Why Variety Shows Matter for K-Pop Idols: Career Impact and What to Know
Variety shows are the second largest driver of K-pop idol career development after music — and one of the least understood from the outside. Trainees focused exclusively on dance and vocals often arrive at agency life unprepared for the reality that how you perform in an unscripted television context can make or break your individual career trajectory.
What Korean Variety Shows Are
Korean variety entertainment covers a wide format range: talk shows (Radio Star, Happy Together), game and challenge formats (Running Man, 2 Days & 1 Night), survival and competition shows (I Can See Your Voice), physical entertainment shows, and idol-specific reality programs that follow groups during activities. The defining characteristic is that the content is loosely scripted or unscripted, requiring genuine personality, quick reactions, and comfort with being funny, vulnerable, or unexpected on camera.
Music programs (Inkigayo, M Countdown) are promotional. Variety shows are character-building. These are different asks — music shows require technical performance execution; variety shows require genuine personality expression that makes audiences feel connected to you as a person.

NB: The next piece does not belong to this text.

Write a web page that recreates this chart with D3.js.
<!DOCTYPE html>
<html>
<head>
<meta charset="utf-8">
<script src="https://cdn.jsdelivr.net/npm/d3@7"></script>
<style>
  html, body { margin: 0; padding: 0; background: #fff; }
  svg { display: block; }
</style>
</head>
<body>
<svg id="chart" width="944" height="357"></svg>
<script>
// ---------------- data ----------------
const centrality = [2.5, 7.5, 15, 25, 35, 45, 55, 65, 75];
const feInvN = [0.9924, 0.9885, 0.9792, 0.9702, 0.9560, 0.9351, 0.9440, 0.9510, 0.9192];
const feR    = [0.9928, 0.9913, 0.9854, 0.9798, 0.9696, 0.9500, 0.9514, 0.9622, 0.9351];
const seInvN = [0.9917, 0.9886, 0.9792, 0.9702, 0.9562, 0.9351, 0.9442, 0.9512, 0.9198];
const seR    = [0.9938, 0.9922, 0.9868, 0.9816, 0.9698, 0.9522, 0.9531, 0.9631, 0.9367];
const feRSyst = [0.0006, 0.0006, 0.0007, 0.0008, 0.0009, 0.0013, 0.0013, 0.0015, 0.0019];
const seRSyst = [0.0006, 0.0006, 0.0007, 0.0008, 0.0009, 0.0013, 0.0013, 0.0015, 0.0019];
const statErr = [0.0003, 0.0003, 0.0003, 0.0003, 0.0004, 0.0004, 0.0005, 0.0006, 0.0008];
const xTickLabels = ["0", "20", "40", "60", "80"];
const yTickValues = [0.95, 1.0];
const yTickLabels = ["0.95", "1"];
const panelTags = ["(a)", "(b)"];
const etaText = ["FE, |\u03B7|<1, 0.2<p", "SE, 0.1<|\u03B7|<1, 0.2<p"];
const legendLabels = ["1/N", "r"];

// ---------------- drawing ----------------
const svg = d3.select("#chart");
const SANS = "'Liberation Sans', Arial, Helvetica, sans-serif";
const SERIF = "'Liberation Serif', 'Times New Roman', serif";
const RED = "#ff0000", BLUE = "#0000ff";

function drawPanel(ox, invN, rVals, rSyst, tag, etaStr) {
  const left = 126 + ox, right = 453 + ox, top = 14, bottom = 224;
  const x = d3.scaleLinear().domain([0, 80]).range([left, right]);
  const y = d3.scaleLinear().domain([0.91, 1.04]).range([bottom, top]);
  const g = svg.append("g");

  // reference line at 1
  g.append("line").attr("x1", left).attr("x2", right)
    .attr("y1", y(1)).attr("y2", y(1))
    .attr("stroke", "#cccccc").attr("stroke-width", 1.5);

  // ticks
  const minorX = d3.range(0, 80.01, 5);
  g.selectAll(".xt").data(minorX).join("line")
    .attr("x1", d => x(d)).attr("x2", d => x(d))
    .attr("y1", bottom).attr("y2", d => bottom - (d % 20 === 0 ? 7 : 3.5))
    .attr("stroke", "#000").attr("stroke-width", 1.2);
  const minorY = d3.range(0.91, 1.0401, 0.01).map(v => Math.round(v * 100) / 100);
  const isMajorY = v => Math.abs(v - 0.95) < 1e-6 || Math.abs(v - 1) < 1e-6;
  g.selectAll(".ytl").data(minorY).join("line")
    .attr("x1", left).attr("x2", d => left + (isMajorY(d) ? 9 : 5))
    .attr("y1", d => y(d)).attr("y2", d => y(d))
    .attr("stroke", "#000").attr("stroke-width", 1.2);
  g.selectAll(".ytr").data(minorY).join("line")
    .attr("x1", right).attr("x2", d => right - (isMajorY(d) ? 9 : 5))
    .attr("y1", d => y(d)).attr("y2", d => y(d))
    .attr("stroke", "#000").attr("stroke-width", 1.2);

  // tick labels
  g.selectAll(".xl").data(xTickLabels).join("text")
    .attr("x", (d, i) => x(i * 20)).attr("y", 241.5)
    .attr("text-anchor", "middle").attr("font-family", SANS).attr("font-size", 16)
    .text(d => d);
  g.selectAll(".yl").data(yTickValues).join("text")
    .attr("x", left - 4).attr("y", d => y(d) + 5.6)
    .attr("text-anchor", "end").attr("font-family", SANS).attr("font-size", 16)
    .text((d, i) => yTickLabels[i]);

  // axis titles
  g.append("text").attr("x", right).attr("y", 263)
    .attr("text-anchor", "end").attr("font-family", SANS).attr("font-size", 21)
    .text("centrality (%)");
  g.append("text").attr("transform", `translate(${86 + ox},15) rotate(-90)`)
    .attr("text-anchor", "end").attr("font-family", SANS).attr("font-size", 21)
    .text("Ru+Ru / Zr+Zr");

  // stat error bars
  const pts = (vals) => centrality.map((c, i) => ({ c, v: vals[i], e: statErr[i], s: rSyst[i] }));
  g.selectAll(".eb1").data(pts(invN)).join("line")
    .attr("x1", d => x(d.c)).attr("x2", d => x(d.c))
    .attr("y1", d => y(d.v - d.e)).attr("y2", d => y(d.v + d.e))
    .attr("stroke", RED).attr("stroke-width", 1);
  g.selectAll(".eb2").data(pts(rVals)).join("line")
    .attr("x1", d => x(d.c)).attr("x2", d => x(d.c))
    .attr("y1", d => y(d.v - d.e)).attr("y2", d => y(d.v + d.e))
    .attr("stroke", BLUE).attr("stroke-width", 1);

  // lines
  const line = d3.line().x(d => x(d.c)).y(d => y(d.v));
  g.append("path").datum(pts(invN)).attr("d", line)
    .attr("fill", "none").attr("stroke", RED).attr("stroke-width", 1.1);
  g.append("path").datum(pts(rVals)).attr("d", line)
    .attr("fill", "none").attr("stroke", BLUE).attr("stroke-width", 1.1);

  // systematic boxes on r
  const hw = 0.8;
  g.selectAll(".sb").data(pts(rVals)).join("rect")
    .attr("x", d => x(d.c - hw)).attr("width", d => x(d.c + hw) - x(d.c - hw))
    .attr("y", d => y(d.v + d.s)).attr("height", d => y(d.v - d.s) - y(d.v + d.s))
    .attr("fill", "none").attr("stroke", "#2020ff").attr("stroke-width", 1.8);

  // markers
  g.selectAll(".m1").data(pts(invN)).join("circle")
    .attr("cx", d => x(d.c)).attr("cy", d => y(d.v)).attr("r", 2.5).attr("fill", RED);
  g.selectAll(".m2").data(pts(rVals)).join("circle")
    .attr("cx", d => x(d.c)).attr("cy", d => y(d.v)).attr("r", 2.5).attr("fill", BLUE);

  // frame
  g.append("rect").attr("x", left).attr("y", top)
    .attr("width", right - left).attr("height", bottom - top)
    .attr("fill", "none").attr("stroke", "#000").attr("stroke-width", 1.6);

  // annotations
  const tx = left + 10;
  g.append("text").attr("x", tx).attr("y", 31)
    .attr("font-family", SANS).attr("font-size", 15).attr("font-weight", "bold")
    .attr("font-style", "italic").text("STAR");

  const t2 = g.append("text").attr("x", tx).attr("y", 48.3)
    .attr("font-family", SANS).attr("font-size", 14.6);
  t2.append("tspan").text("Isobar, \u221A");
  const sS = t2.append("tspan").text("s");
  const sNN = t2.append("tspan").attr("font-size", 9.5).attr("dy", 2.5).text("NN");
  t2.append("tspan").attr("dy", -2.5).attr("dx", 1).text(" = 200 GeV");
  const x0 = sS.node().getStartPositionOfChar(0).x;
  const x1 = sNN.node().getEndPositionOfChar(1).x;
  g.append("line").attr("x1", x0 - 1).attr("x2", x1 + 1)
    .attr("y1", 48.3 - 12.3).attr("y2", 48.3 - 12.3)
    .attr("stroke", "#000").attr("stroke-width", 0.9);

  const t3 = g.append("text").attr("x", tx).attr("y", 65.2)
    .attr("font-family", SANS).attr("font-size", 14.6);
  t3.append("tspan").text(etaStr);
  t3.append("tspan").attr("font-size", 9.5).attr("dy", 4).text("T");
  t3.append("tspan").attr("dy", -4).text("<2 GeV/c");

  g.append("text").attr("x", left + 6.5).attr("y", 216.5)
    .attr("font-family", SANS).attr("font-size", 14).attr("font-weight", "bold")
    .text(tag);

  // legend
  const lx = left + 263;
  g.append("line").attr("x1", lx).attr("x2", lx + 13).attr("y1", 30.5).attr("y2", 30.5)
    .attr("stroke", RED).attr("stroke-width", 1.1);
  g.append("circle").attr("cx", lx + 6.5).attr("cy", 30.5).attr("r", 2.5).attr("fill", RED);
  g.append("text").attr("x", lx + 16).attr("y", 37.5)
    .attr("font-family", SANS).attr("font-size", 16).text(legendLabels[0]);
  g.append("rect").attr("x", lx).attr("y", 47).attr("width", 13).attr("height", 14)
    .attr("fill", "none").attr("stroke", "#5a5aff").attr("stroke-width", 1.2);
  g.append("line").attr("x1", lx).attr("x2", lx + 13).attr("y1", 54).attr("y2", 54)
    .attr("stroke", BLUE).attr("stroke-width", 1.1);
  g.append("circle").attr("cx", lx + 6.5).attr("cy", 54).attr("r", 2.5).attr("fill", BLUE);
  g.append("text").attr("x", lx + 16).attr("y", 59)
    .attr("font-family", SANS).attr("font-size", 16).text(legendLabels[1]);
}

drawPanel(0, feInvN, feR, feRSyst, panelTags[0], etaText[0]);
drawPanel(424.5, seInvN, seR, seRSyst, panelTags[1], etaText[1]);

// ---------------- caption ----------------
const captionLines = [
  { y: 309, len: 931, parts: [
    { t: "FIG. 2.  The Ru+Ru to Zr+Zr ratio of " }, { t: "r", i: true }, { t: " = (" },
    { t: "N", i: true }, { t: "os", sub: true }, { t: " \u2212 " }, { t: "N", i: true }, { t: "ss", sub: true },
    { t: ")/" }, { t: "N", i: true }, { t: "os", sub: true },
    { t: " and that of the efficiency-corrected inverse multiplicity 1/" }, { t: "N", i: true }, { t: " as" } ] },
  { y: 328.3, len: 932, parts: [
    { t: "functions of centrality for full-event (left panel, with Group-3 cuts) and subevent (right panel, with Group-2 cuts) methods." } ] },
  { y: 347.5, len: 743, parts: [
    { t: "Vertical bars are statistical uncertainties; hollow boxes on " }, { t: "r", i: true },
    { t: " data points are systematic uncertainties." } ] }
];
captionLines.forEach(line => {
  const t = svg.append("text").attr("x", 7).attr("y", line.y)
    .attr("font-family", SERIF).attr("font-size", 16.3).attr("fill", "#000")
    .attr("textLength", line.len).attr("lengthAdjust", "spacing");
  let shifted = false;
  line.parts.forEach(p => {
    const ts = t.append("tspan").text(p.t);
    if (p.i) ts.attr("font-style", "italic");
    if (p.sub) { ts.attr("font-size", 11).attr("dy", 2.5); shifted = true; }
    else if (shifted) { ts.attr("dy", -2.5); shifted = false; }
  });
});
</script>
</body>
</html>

Why Variety Appearances Build Careers
Music releases cycle every 6–9 months. Variety appearances keep idols present in public consciousness during the gaps. An idol who appears regularly on variety shows maintains audience engagement without requiring a new song — they become a familiar presence whose next album has a warm, pre-existing audience waiting for it.
The commercial mechanics: brand endorsements often follow variety visibility. A brand wants an idol who is recognized not just as an artist but as a likable personality — variety appearances are the primary vehicle for building that kind of broad cultural recognition beyond the dedicated fanbase. Several idols describe landing their most valuable brand deals not after a successful album but after a breakout variety appearance.
Individual breakout within group context is often driven by variety. In a group of 5–9 members, music performances show the group collectively. Variety allows individual members to develop distinct public personas — the funny one, the straightforward one, the surprisingly emotional one — that drive individual merchandise and solo activity interest.
Variety Skills That Are Actually Trained
Major agencies include variety skills in trainee programs, though less visibly than dance and vocals. What this looks like: improvisation exercises that build comfort with unscripted responses, media training focused on camera awareness and natural expression, reaction exercises that develop authentic versus performed reaction differentiation (audiences can tell), and communication coaching in both Korean and relevant international languages.
The "natural" personality that viewers see on variety is partly genuine and partly trained. The training goal isn't to make personalities fake — it's to help trainees access their genuine personality while on camera rather than shutting down or over-performing under the pressure of it. Many trainees are excellent performers in choreographed contexts and become stiff or generic when unscripted. Variety training addresses this.
Variety Visibility and International Markets
Internationally, idol variety content circulates through subtitled clips on YouTube and fan-maintained social media accounts. Some of the most-shared K-pop content globally is variety footage — idol members in unexpected situations, expressing genuine humor, or showing vulnerability. This content builds international fanbases that music alone doesn't reach in the same way.
English-speaking variety content — increasingly common as 4th-gen groups with international members produce content — reaches audiences directly rather than through subtitle intermediaries. Groups with members who can communicate naturally in English have significant variety reach advantages in Western markets.
What This Means for Aspiring Trainees
Variety skills are a trainable dimension that most pre-agency trainees ignore because they're invisible in audition evaluation. Agencies assess performance skill at auditions; they develop variety presence during the training period. But trainees who have built natural comfort with being themselves on camera — through social media content creation, school presentations, or any regular on-camera activity — arrive with an advantage that is noticed during the trainee period.
If you're building a social media presence as an aspiring trainee, don't exclusively post polished performance content. Include content where your genuine personality is visible — reactions, casual communication, unscripted moments. This is both authentic audience-building and variety skill development.